Leviticus grants that job to one family, the descendants of the first high priest, Aaron: “The Lord spoke to Aaron: . . . This is a permanent mandate throughout your generations: to separate the holy from the secular and the polluted from the pure, and to teach the children of Israel all the mandates that the Lord spoke to them through Moses” (Leviticus 10:8–11). Aaron’s descendants have not wielded religious leadership in Jewish and Christian communities for almost two thousand years. They were replaced in Judaism by scholarly rabbis who claimed Moses’ mantle as interpreters of Torah or in Christianity by priests and churches claiming authority from the Christ of the Gospels rather than the Moses of the Torah. The Torah nevertheless continues to legitimate the authority of Aaron’s descendants over one religious tradition, that of the Samaritans who now number less than one thousand people. Their current high priest is Abed-El ben Matzliach, who claims descent from Aaron through his son, Ithamar.[15]

From the sixth century B.C.E. through the first century C.E., however, dynasties of Aaronide high priests governed both Jewish and Samaritan temples. As this period wore on, they also accumulated political power. It was the high priest who represented Jews to foreign emperors such as Alexander and the Romans. One of these priestly dynasties, the Hasmoneans or Maccabees, succeeded in wresting Judean independence from imperial domination for eighty years in the second and first centuries B.C.E. Some of these rulers claimed the title “king” as well as “high priest.”

It was early in the period of Aaronide high priests that the Torah began to function as scripture for Jews and Samaritans. Its contents first directed the ritual practices of their temples. Then over time its application spread beyond the temples to the behavior of Jews and Samaritans in their villages and homes. Thus, while Aaronide priests consolidated their religious authority and political power from their base in the temples, the law book that governed those temples spread its authority and influence over Jewish and Samaritan communities.[16] Priests and Torah rose to prominence together: the priests ritualized the Torah and the Torah legitimized the priests.

Iconic ritualization was therefore a key factor in creating the first Western scripture, the Torah. The Torah narrates the gift of divinely written tablets to Moses, tablets that are never read but instead enshrined in a book reliquary (the Ark of the Covenant) that represents God’s presence with Israel.
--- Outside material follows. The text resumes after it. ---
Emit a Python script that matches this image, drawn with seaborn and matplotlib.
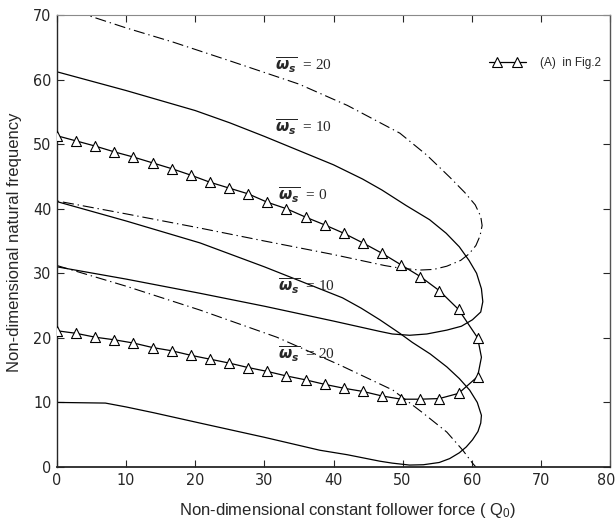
import matplotlib
matplotlib.use("Agg")
import matplotlib.pyplot as plt
import matplotlib.transforms as mtransforms
from matplotlib.lines import Line2D
from matplotlib.legend_handler import HandlerLine2D, HandlerTuple
import seaborn as sns

# ---- data: natural frequency vs follower force ----
# omega_s = 20, upper mode pair (dash-dot), traced as one C-shaped path
q_ws20_hi = [0, 4.3, 10, 16.8, 25, 35, 42, 49.6, 53.5, 56.8, 59.0, 60.5, 61.3, 61.5,
             61.2, 60.6, 59.6, 58.4, 56.4, 54.5, 52.5, 49.6, 47.4, 40, 30, 20.7, 10, 0]
f_ws20_hi = [71.5, 70.0, 68.0, 65.8, 62.9, 59.3, 56.0, 51.7, 48.3, 44.9, 42.5, 40.6, 38.8, 37.4,
             35.8, 34.3, 33.0, 32.0, 31.1, 30.6, 30.5, 30.8, 31.2, 32.9, 35.0, 37.0, 39.2, 41.2]

# omega_s = 10, upper mode pair (solid)
q_ws10_hi = [0, 10, 20, 25, 30, 35, 40, 44.2, 47, 50.5, 53.9, 56.3, 58.2, 59.6, 60.7, 61.4,
             61.6, 61.3, 60.1, 58.5, 56.4, 53.5, 51, 48.5, 46.7, 40, 30, 20.7, 10, 0]
f_ws10_hi = [61.2, 58.3, 55.2, 53.3, 51.2, 49.0, 46.8, 44.6, 42.9, 40.5, 38.3, 36.2, 34.1, 32.0, 30.0, 27.6,
             25.6, 24.0, 22.8, 21.8, 21.2, 20.6, 20.4, 20.6, 21.0, 22.6, 24.9, 26.9, 29.1, 31.0]

# omega_s = 0, reference case (A) in Fig.2 (triangles)
q_ws0 = [0, 2.77, 5.53, 8.3, 11.06, 13.83, 16.6, 19.36, 22.13, 24.89, 27.66, 30.43,
         33.19, 35.96, 38.72, 41.49, 44.26, 47.02, 49.79, 52.55, 55.32, 58.09, 60.85]
f_ws0_upper = [51.3, 50.5, 49.7, 48.8, 48.0, 47.1, 46.2, 45.2, 44.1, 43.2, 42.3, 41.0,
               40.0, 38.7, 37.5, 36.2, 34.7, 33.1, 31.3, 29.5, 27.3, 24.4, 20.0]
f_ws0_lower = [21.1, 20.7, 20.1, 19.7, 19.2, 18.5, 18.0, 17.3, 16.7, 16.1, 15.4, 14.8,
               14.1, 13.5, 12.8, 12.2, 11.7, 11.0, 10.5, 10.5, 10.6, 11.4, 14.0]
q_ws0_tip, f_ws0_tip = 61.4, 17.0

# omega_s = 10, lower mode pair (solid)
q_ws10_lo = [0, 10, 20.7, 30, 36.6, 41.3, 44, 46.7, 49.6, 51.4, 54, 56.4, 58.2, 59.7, 60.8, 61.4,
             61.3, 60.9, 60.1, 59.2, 58.2, 56.8, 55.3, 53, 51, 48.5, 46.7, 42, 38, 30, 20.7, 14, 10, 7, 0]
f_ws10_lo = [41.1, 38.1, 34.7, 31.0, 28.2, 26.2, 24.6, 22.8, 20.7, 19.3, 17.5, 15.5, 13.7, 11.9, 10.0, 8.0,
             6.8, 5.5, 4.2, 3.1, 2.2, 1.3, 0.7, 0.35, 0.3, 0.6, 0.9, 1.9, 2.6, 4.6, 6.8, 8.4, 9.3, 9.9, 10.0]

# omega_s = 20, lower mode (dash-dot)
q_ws20_lo = [0, 10, 20.7, 31.8, 40.9, 48.6, 52.9, 56.4, 58.7, 60.1, 60.6]
f_ws20_lo = [31.2, 28.0, 24.3, 20.1, 15.8, 11.9, 8.4, 5.4, 2.6, 0.6, 0.0]

x_ticks = [0, 10, 20, 30, 40, 50, 60, 70, 80]
y_ticks = [0, 10, 20, 30, 40, 50, 60, 70]

# curve labels: (value of omega_s, x, y)
curve_labels = [
    ("20", 31.6, 62.3),
    ("10", 31.6, 52.7),
    ("0", 32.0, 42.1),
    ("10", 32.0, 28.0),
    ("20", 32.0, 17.5),
]

# ---- style ----
sns.set_style("ticks")
plt.rcParams["mathtext.fontset"] = "dejavusans"
label_family = ["Liberation Sans", "DejaVu Sans"]

fig = plt.figure(figsize=(6.16, 5.24), dpi=100)
ax = fig.add_axes([57 / 616, 1 - 467 / 524, 553 / 616, 452 / 524])

lw = 0.9
dashdot = (0, (10, 3.5, 1.2, 3.5))

sns.lineplot(x=q_ws20_hi, y=f_ws20_hi, sort=False, estimator=None, color="k",
             lw=0.8, linestyle=dashdot, ax=ax)
sns.lineplot(x=q_ws10_hi, y=f_ws10_hi, sort=False, estimator=None, color="k", lw=lw, ax=ax)
sns.lineplot(x=q_ws10_lo, y=f_ws10_lo, sort=False, estimator=None, color="k", lw=lw, ax=ax)
sns.lineplot(x=q_ws20_lo, y=f_ws20_lo, sort=False, estimator=None, color="k",
             lw=0.8, linestyle=dashdot, ax=ax)

# omega_s = 0 loop: upper branch, rounded tip, lower branch back to Q0 = 0
q_path = q_ws0 + [q_ws0_tip] + q_ws0[::-1]
f_path = f_ws0_upper + [f_ws0_tip] + f_ws0_lower[::-1]
sns.lineplot(x=q_path, y=f_path, sort=False, estimator=None, color="k", lw=lw, ax=ax)
sns.scatterplot(x=q_ws0 + q_ws0, y=f_ws0_upper + f_ws0_lower, marker="^", s=52,
                color="white", edgecolor="black", linewidth=0.8, zorder=4, ax=ax)

for val, xx, yy in curve_labels:
    ax.text(xx, yy, r"$\overline{\mathbfit{\omega}_{\mathbfit{s}}}$" + "  = " + val,
            ha="left", va="center", fontsize=11, family="Liberation Serif")

# legend: a line with two triangle markers set in from its ends
leg_line = Line2D([], [], color="k", lw=lw)
leg_mark = Line2D([], [], ls="none", marker="^", ms=7.5, mfc="white", mec="k", mew=0.8)
ax.legend([(leg_line, leg_mark)], ["(A)  in Fig.2"], numpoints=2, frameon=False,
          loc="center left", bbox_to_anchor=(0.762, 0.894), handlelength=3.1,
          handletextpad=1.2, prop={"family": label_family, "size": 8.5},
          handler_map={tuple: HandlerTuple(ndivide=1, pad=0),
                       leg_line: HandlerLine2D(marker_pad=0.0, numpoints=2),
                       leg_mark: HandlerLine2D(marker_pad=0.7, numpoints=2)})

ax.set_xlim(0, 80)
ax.set_ylim(0, 70)
ax.set_xticks(x_ticks)
ax.set_yticks(y_ticks)
ax.tick_params(direction="in", top=True, right=True, length=5, width=0.8, pad=4)
for lab in ax.get_xticklabels() + ax.get_yticklabels():
    lab.set_family("DejaVu Sans")
    lab.set_stretch("condensed")
    lab.set_fontsize(11.5)

# keep the last x tick label inside the figure edge
last_lab = ax.get_xticklabels()[-1]
last_lab.set_transform(last_lab.get_transform()
                       + mtransforms.ScaledTranslation(-3 / 72, 0, fig.dpi_scale_trans))

ax.spines["left"].set_linewidth(1.0)
ax.spines["bottom"].set_linewidth(1.3)
ax.spines["top"].set_linewidth(0.8)
ax.spines["top"].set_color("#8a8a8a")
ax.spines["right"].set_linewidth(1.0)
ax.spines["right"].set_color("#555555")
for s in ax.spines.values():
    s.set_visible(True)

ax.set_xlabel(r"Non-dimensional constant follower force ( $\mathregular{Q_0}$)",
              family=label_family, fontsize=12, va="center")
ax.xaxis.set_label_coords((348 - 57) / 553, (467 - 510) / 452)
ax.set_ylabel("Non-dimensional natural frequency", family=label_family, fontsize=12,
              va="center")
ax.yaxis.set_label_coords((15 - 57) / 553, (467 - 242) / 452)

fig.savefig("out.png", dpi=100)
Simultaneously, Moses writes scrolls of torah (law or instruction) that accompany the Ark of the Covenant, that report on the tablets’ origins and contents, among other things, and that must be read aloud regularly to the entire people of Israel. Religious devotion soon came to regard the Torah, too, as written in heaven.[17] In this way, iconic display joined ritualized performance and semantic interpretation as engines for scripturalizing Torah, both in antiquity and in later periods when Bibles incorporated the Pentateuch into larger collections of scriptures.

Ritualizing texts in the iconic dimension therefore played a fundamental role in how the Torah, and later the rest of the Jewish and Christian Bibles, came to be scripture. It still plays a major role in preserving the Torah’s and Bible’s status as scripture in Jewish, Samaritan, and Christian communities. It was the ancient writers of the Pentateuch who mandated their text’s iconic ritualization in these ways, though they could not possibly have foreseen the remarkable success of this strategy.